After narrowly missing an opportunity to clinch late Wednesday night after a dramatic rally from six runs down, Thursday's actual clinching victory was fairly matter-of-fact.
Ross Detwiler tossed six innings of one-run ball. The Nationals scored four early runs off Chris Capuano, with Zimmerman and Danny Espinosa delivering RBI doubles. And then the bullpen shut the door on any possibility of a Los Angeles comeback, with Christian Garcia, Ryan Mattheus and Drew Storen each tossing a scoreless inning to preserve the lead.
It wasn't until Storen got two strikes on Hanley Ramirez, the final batter of the game, that everyone seemed to begin to sense what was at stake. And when Storen blew a slider past Ramirez for his third consecutive strikeout in a perfect inning of relief, he realized what had just happened.
"I didn't even think about it until I saw it on the scoreboard afterwards," he said. "I was too concerned with the three guys coming up. I was just having fun. The crowd was real into it. If you're not out there having fun in that situation, then you shouldn't be out there."
The Nationals, though, were careful not to have too much fun. If not for the fireworks and the T-shirts and the scoreboard declaring "Nats Clinch," it was difficult to distinguish this win from any of the previous 90.

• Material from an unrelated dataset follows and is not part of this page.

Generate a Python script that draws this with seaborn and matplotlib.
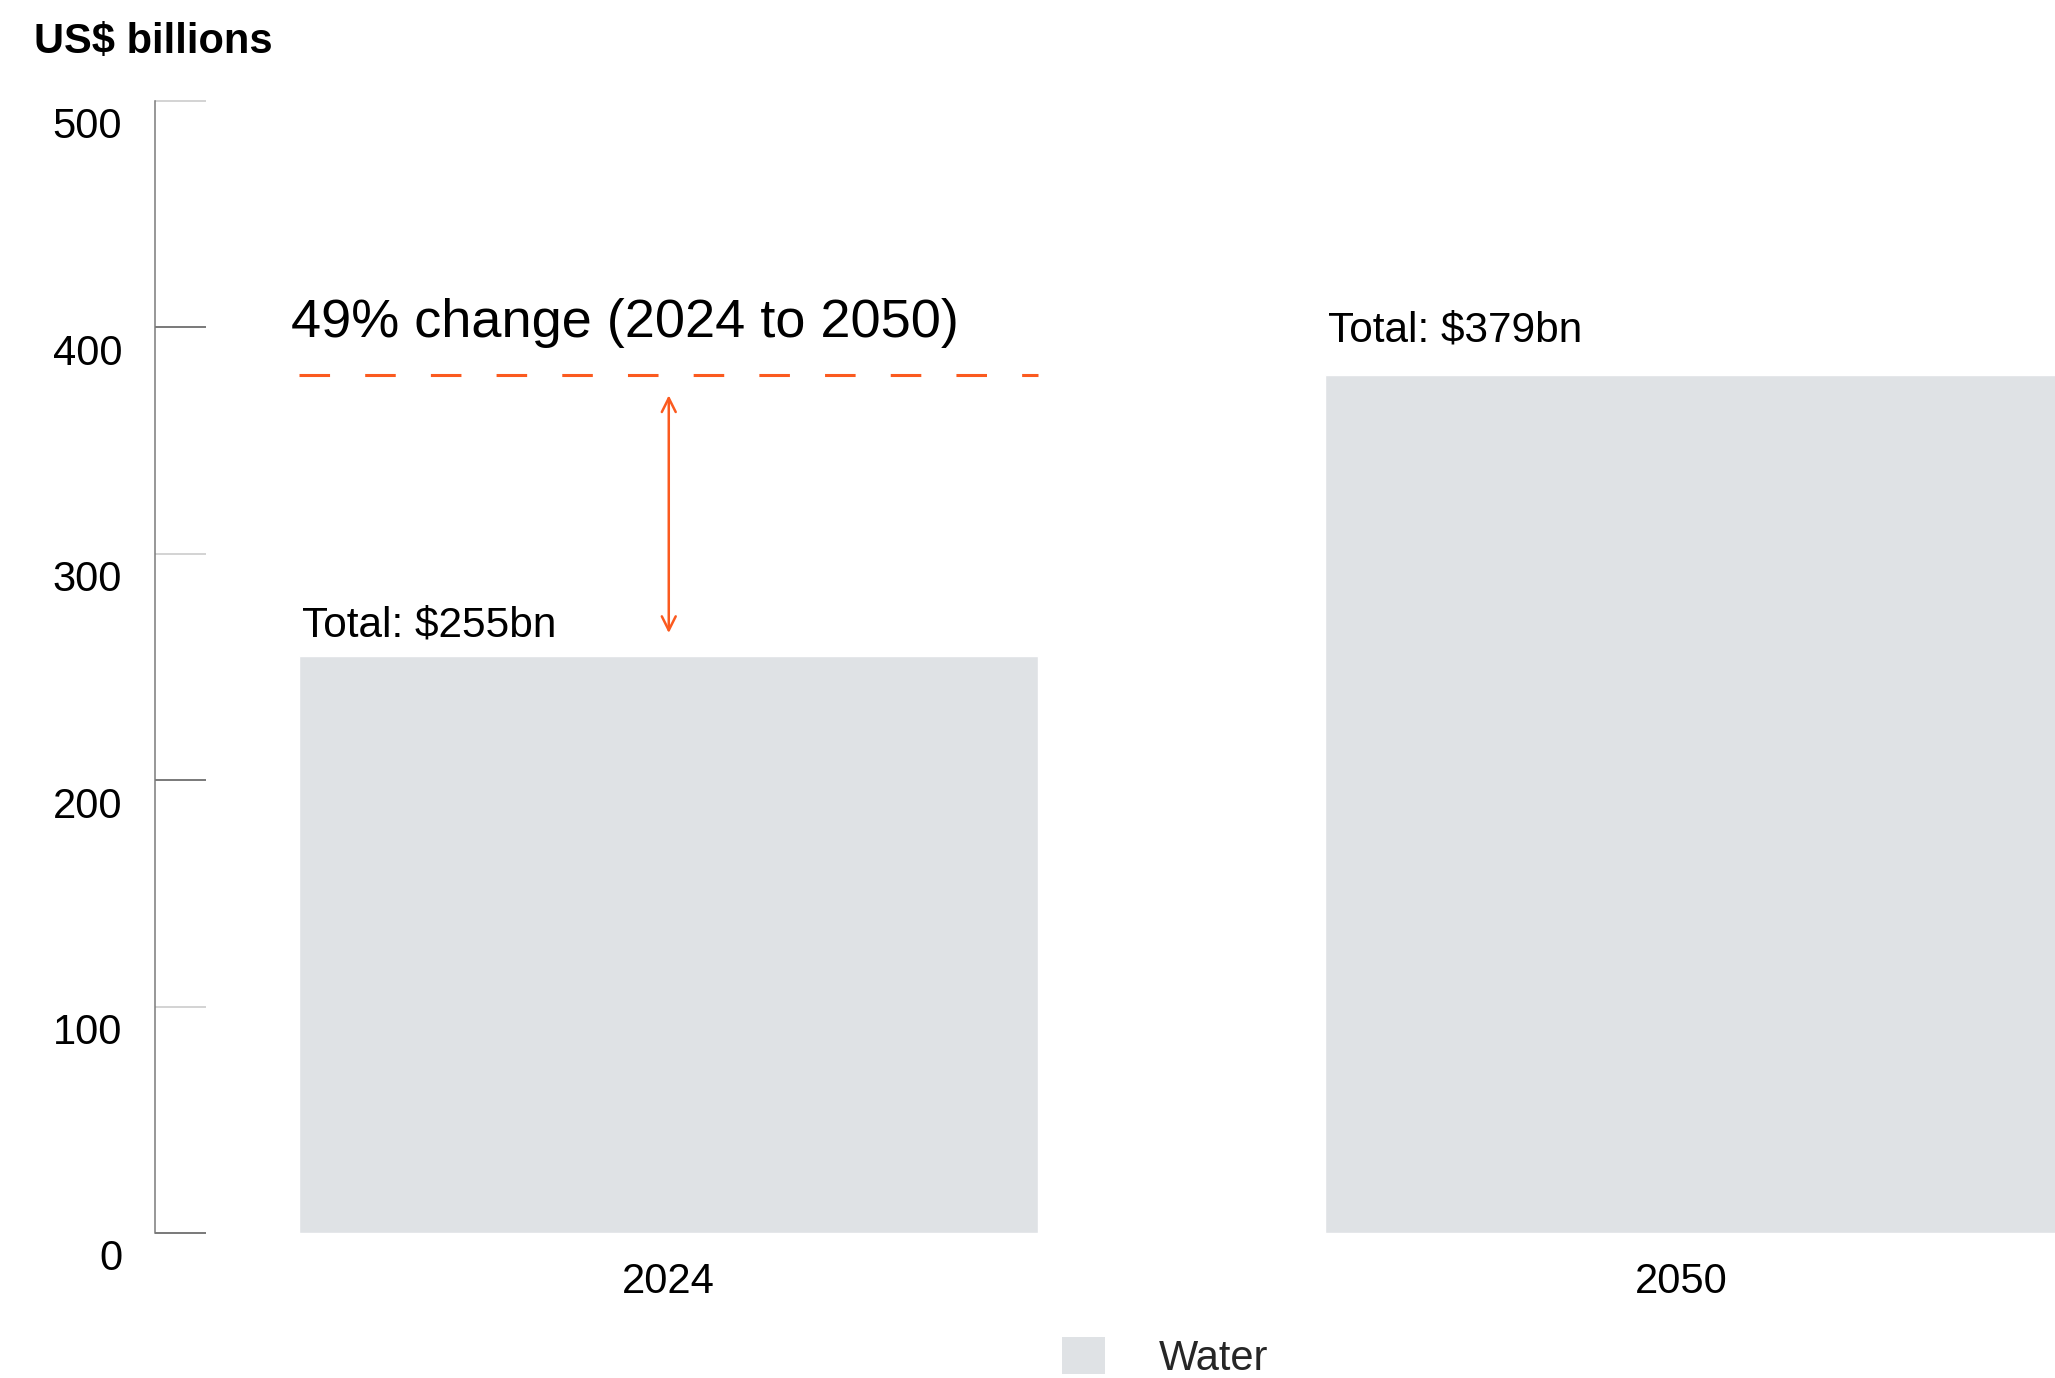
import matplotlib
matplotlib.use("Agg")
import matplotlib.pyplot as plt
import matplotlib.transforms as mtransforms
from matplotlib.patches import Patch
import seaborn as sns
import pandas as pd

# ---- data ----
years = ["2024", "2050"]
totals = [255, 379]
total_labels = ["Total: $255bn", "Total: $379bn"]
series_name = "Water"
change_label = "49% change (2024 to 2050)"
y_ticks = [0, 100, 200, 300, 400, 500]
y_unit = "US$ billions"

BAR = "#dfe2e5"
ORANGE = "#fb5a1f"

sns.set_theme(style="white")
plt.rcParams["font.family"] = ["Liberation Sans", "DejaVu Sans"]

DPI = 100
fig = plt.figure(figsize=(20.55, 13.78), dpi=DPI)
ax = fig.add_axes([154.7 / 2055, 1 - 1233 / 1378, 1 - 154.7 / 2055, (1233 - 101) / 1378])

W = 0.72
df = pd.DataFrame({"year": years, "total": totals})
sns.barplot(data=df, x="year", y="total", color=BAR, saturation=1, width=W, ax=ax)

ax.set_ylim(0, 500)
ax.set_xlim(-0.501, 1.351)
ax.set_xlabel("")
ax.set_ylabel("")

for s in ["top", "right", "bottom"]:
    ax.spines[s].set_visible(False)
ax.spines["left"].set_color("#7a7a7a")
ax.spines["left"].set_linewidth(1.1)

ax.set_yticks(y_ticks)
ax.tick_params(axis="y", left=True, direction="in", length=36.5, width=1.1, pad=23.5,
               labelsize=30, labelcolor="black")
ax.tick_params(axis="x", bottom=False, length=0, pad=21, labelsize=30, labelcolor="black")

off = mtransforms.ScaledTranslation(0, -22 / DPI, fig.dpi_scale_trans)
for lab in ax.get_yticklabels():
    lab.set_transform(lab.get_transform() + off)
xlabs = ax.get_xticklabels()
xlabs[1].set_transform(xlabs[1].get_transform() +
                       mtransforms.ScaledTranslation(-14 / DPI, 0, fig.dpi_scale_trans))

# total labels above bars
label_offsets = [14, 24]
for i, (v, lab, dy) in enumerate(zip(totals, total_labels, label_offsets)):
    ax.annotate(lab, xy=(i - W / 2, v), xytext=(2, dy), textcoords="offset points",
                ha="left", va="baseline", fontsize=30.5, color="black")

# dashed reference line at 2050 level over 2024 bar
ax.plot([-W / 2, W / 2], [totals[1], totals[1]], color=ORANGE, lw=2.2,
        dashes=(10, 11.5), solid_capstyle="butt", dash_capstyle="butt")

ax.annotate(change_label, xy=(-W / 2, totals[1]), xytext=(-6, 27.5),
            textcoords="offset points", ha="left", va="baseline",
            fontsize=39, color="black")

# double arrow
ax.annotate("", xy=(0, totals[0] + 10), xytext=(0, totals[1] - 9),
            arrowprops=dict(arrowstyle="<->", color=ORANGE, lw=1.8,
                            mutation_scale=25, shrinkA=0, shrinkB=0))

fig.text(34 / 2055, 1 - 42 / 1378, y_unit, fontsize=30, fontweight="bold",
         ha="left", va="center", color="black")

leg = fig.legend(handles=[Patch(facecolor=BAR, edgecolor="none", label=series_name)],
                 loc="center left", bbox_to_anchor=(1062 / 2055, 1 - 1358 / 1378),
                 frameon=False, fontsize=30, handlelength=1.03, handleheight=1.0,
                 handletextpad=1.3, borderpad=0, borderaxespad=0)

fig.canvas.draw()
tick_cols = ["#555555", "#c8c8c8", "#555555", "#c8c8c8", "#555555", "#c8c8c8"]
for t, c in zip(ax.yaxis.get_major_ticks(), tick_cols):
    t.tick1line.set_markeredgecolor(c)

fig.savefig("out.png", dpi=DPI)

"I think there was some talk about not celebrating at all," said Jayson Werth, who was a part of plenty of clinchers in Philadelphia. "And I kind of talked them out of that. So that was good. Any time you get to the postseason, it's a huge accomplishment.
"There's a lot of teams that won't be playing in the postseason, and we should relish this moment. The organization and the town of Washington, D.C. should be proud."